Meet the head greenkeeper: Burford’s Stuart Richens

Jenny Yu
By Jenny Yu April 26, 2018 06:43

Burford GC in Oxfordshire still has a waiting list and charges a joining fee. We speak to Stuart Richens, the head greenkeeper, to find out what his team has done to the course

Designed by J.H. Turner, Burford Golf Club, near Oxford, opened in two phases in 1936 and 1937 – just in time for World War Two, during which the fairways of the second nine were ploughed-up for cereal production, and were only restored for play in 1949. To this day there is an annual competition called the Harvest Cup which honours the farmer who cultivated the land during the lean wartime. In 1963 the club was bought out by the membership and was registered as a private members’ club and, while early aerial photographs clearly show a course devoid of trees, visitors today see a course with tree-lined fairways that are always in good condition and a delight to play.

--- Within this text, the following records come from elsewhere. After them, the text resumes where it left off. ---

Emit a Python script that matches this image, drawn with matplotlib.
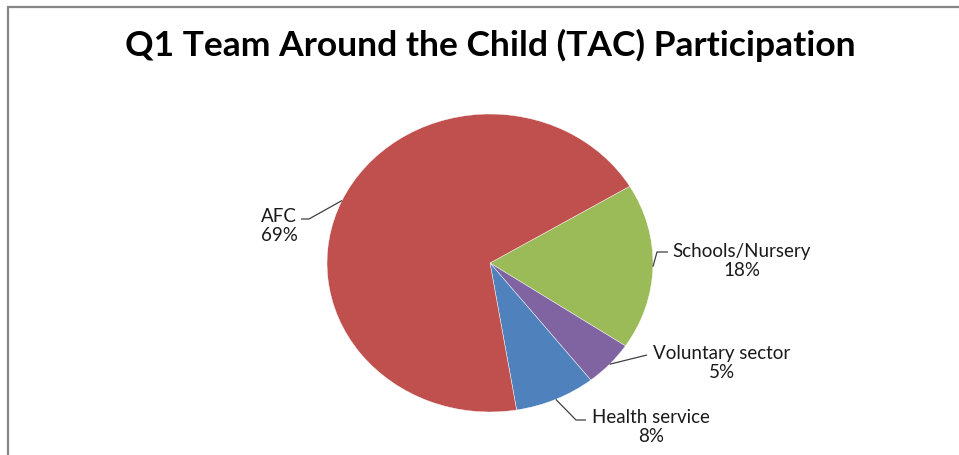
import numpy as np
import matplotlib.pyplot as plt
from matplotlib.patches import Rectangle

# TAC participation by agency, Q1 (clockwise from the green slice)
labels = ['Schools/Nursery', 'Voluntary sector', 'Health service', 'AFC']
shares = [18, 5, 8, 69]
colors = ['#9BBB59', '#8064A2', '#4F81BD', '#C0504D']

W, H = 959, 455
cx, cy = 490, 263      # pie centre, pixels from top-left
rx, ry = 163, 149      # pie radius in x / y, pixels
start = 31


def to_data(px, py):
    return (px - cx) / rx, (cy - py) / ry


# where each label block sits and where its leader line bends (pixels)
label_pos = [(742, 261), (722, 363), (651, 427), (279, 226)]
elbows = [[(657, 252), (668, 252)],
          [(647, 355)],
          [(576, 420), (586, 420)],
          [(309, 219), (301, 219)]]

plt.rcParams['font.family'] = ['Lato', 'DejaVu Sans']

fig = plt.figure(figsize=(W / 100, H / 100), dpi=100)
ax = fig.add_axes([0, 0, 1, 1])

wedges, _ = ax.pie(shares, colors=colors, startangle=start, counterclock=False,
                   radius=1, center=(0, 0), frame=True,
                   wedgeprops=dict(edgecolor='white', linewidth=0.3))
ax.set_xlim(-cx / rx, (W - cx) / rx)
ax.set_ylim((cy - H) / ry, cy / ry)
ax.set_aspect('auto')
ax.axis('off')

total = sum(shares)
for w, lab, val, pos, bend in zip(wedges, labels, shares, label_pos, elbows):
    mid = np.deg2rad((w.theta1 + w.theta2) / 2)
    pts = [(np.cos(mid), np.sin(mid))] + [to_data(*p) for p in bend]
    xs, ys = zip(*pts)
    ax.plot(xs, ys, color='#404040', lw=0.9, solid_capstyle='butt')
    tx, ty = to_data(*pos)
    ax.text(tx, ty, f'{lab}\n{round(100 * val / total)}%', ha='center',
            va='center', fontsize=13.5, linespacing=1.2, color='#1a1a1a')

fig.text(cx / W, 1 - 45 / H, 'Q1 Team Around the Child (TAC) Participation',
         ha='center', va='center', fontsize=25.5, fontweight='bold')

# chart area border (only the top and left edges fall inside the image)
fig.patches.append(Rectangle((7.5 / W, -0.1), 1.2, 1.1 - 7.5 / H,
                             transform=fig.transFigure, fill=False,
                             edgecolor='#868686', linewidth=1.6))

fig.savefig('out.png', dpi=100, facecolor='white')
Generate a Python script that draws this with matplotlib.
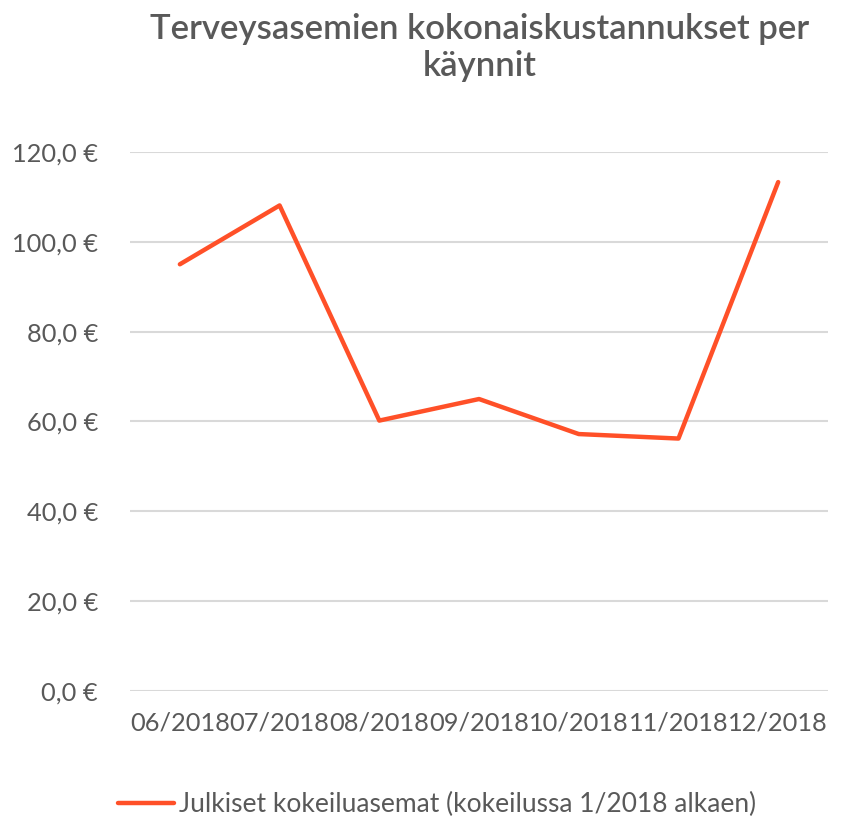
import matplotlib
matplotlib.use("Agg")
import matplotlib.pyplot as plt
from matplotlib.ticker import FuncFormatter

# Data
months = ["06/2018", "07/2018", "08/2018", "09/2018", "10/2018", "11/2018", "12/2018"]
costs = [95.0, 108.1, 60.2, 65.0, 57.2, 56.2, 113.3]
series_name = "Julkiset kokeiluasemat (kokeilussa 1/2018 alkaen)"

TEXT = "#595959"
LINE = "#FF5028"

plt.rcParams["font.family"] = ["Lato", "DejaVu Sans"]

fig = plt.figure(figsize=(8.41, 8.22), dpi=100)
ax = fig.add_axes([0.1546, 0.1594, 0.830, 0.6557])

x = list(range(len(months)))
ax.plot(x, costs, color=LINE, linewidth=3.2, solid_capstyle="round",
        solid_joinstyle="round", label=series_name)

ax.set_xlim(-0.5, len(months) - 0.5)
ax.set_ylim(0, 120)
ax.set_yticks(range(0, 121, 20))
ax.yaxis.set_major_formatter(FuncFormatter(lambda v, p: f"{v:.1f}".replace(".", ",") + " €"))
ax.set_xticks(x)
ax.set_xticklabels(months)

ax.grid(axis="y", color="#D9D9D9", linewidth=1.5)
ax.set_axisbelow(True)
for s in ax.spines.values():
    s.set_visible(False)
ax.tick_params(axis="both", length=0, labelsize=18.3, colors=TEXT)
ax.tick_params(axis="y", pad=23)
ax.tick_params(axis="x", pad=15)

fig.suptitle("Terveysasemien kokonaiskustannukset per\nkäynnit", x=0.57, y=0.984,
             fontsize=25, color=TEXT, fontweight="semibold", linespacing=1.2)

fig.legend(loc="center", bbox_to_anchor=(0.52, 0.021), frameon=False,
           fontsize=19, labelcolor=TEXT, handlelength=2.1, handletextpad=0.2,
           borderpad=0.1)

fig.savefig("out.png", dpi=100)
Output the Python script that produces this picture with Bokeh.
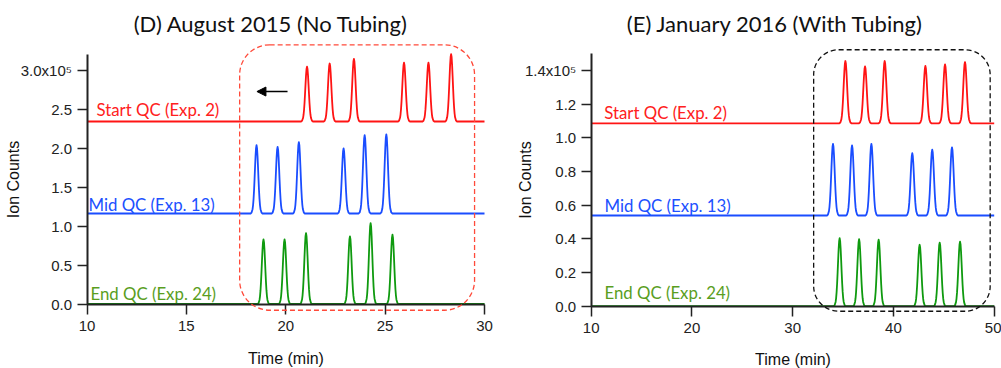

We caught up with the man tasked with ensuring the fairways are in such pristine condition, Stuart Richens, to find out about his career and how he maintains a golf course so popular that there is both a waiting list and a joining fee to be a member of the club.

What are the biggest challenges you currently face?

We have a very busy course all year round. Our new pro, Duncan Moore, who has arrived from up north in October, cannot believe how busy we are. We don’t have any starting time restrictions in winter or summer and even on a cold winter’s day it’s no surprise to have 50 cars in the car park by 8.30am and a steady stream following, so to get out to check conditions can be challenging. Gone are the days when I first started here in 1986 when nobody played in the winter.

Secondary – damage caused by rooks, and once they start they just do not stop pulling the ground about. We try to scare them off but of course they are very clever and just keep flying around and if any of your readers have any advice, I am ready to listen.

Also, recent weather patterns. It seems to me that now we regularly receive far higher rainfall totals. The Met Office will tell you from 1980 to 2010 the average annual rainfall for our area is between 600 and 650mm but over the last four years in Burford we have received between 950 and 1,200mm per year and coupled with this we seem to get frosts / thaw / rain in close succession and this will always be problematic and challenging.

The greens are built on pure clay, what drainage issues has this caused?

Generally, the course drains well and we haven’t had any restrictions on buggies, ride-on trikes or trolleys.

Yes the greens are built of pure clay, and it’s fair to say when they were constructed they did a good job in retaining the water as back in those days there were no irrigation systems.

As a club I have been networking with Nigel Thompson at Lilly Brook GC and Steve Lloyd at The Worcestershire GC, who are themselves heavily involved with greens’ drainage and doing a great job doing with this in-house. We have had a go at vertical drainage on a couple of greens and whilst improvement has been seen, the club took the plunge in employing an external contractor to plough in PCD [Passive Capillary Drainage] into three of our greens last September, and our initial thoughts are that it has improved the situation without doubt.

Whereas these greens would have just laid wet through this winter and it would be fair to say we’d have been on temporary greens for much of the time, this is not the case, and, yes, they still flood but become playable far quicker than if it had not been done. The installation was first class and very quick. We only had a small window of two days for groundwork contractors to dig out a take-away drain and create a sump on each of the greens to deposit the water as we have no lakes, streams, ditches and so on to tap into, and then a further two days to install the PCD and get the greens back in play for the weekend.

This was done within our greens’ working week when we don’t have any society golf so as well as all of the above we were verti-draining greens, doing Graden sand injection (this was done by Kim Blake from Fulford Heath GC), sand-dressing the greens, brushing, rolling and feeding, as well as employing a tree contractor to remove dozens of unwanted poplar trees as well as the other tasks which just have to be done. Quite a week!

What aeration and top-dressing programmes do you use across the course?  

Basically the greens are aerated as often as we can get on them.

Through the playing season we solid tine aerate with a Toro ProCore 648 on a three to four week basis, and Sarel roll aeration in between to prevent the top from sealing up too much. Through October, November and December we revert to slit tine aeration with eight inch tines and this really is done as often as we can but sometimes due to frost or prolonged wet conditions it is a problem getting it done as much as we would like. Deep aeration is achieved with our own Wiedenmann Terra Spike XP a minimum of two occasions in March and September, and if we can, we will try and get a third aerate done. In addition to this we hire in an Air2G2 aeration injection machine through the cool season, usually on a couple of occasions. To date hollow coring is only usually done in September and that’s if we don’t Graden sand inject, however providing the weather is with us, we will hollow core the greens where PCD drainage has been installed.

It would be great to hollow core twice a year but the problem we have is one of our pro-ams is always mid to end of April and if we receive cold spring weather with little or no recovery I wont be a popular person. Following all and any greens’ aeration, we roll to smooth surfaces as best we can so that the hindrance to members is kept to a minimum.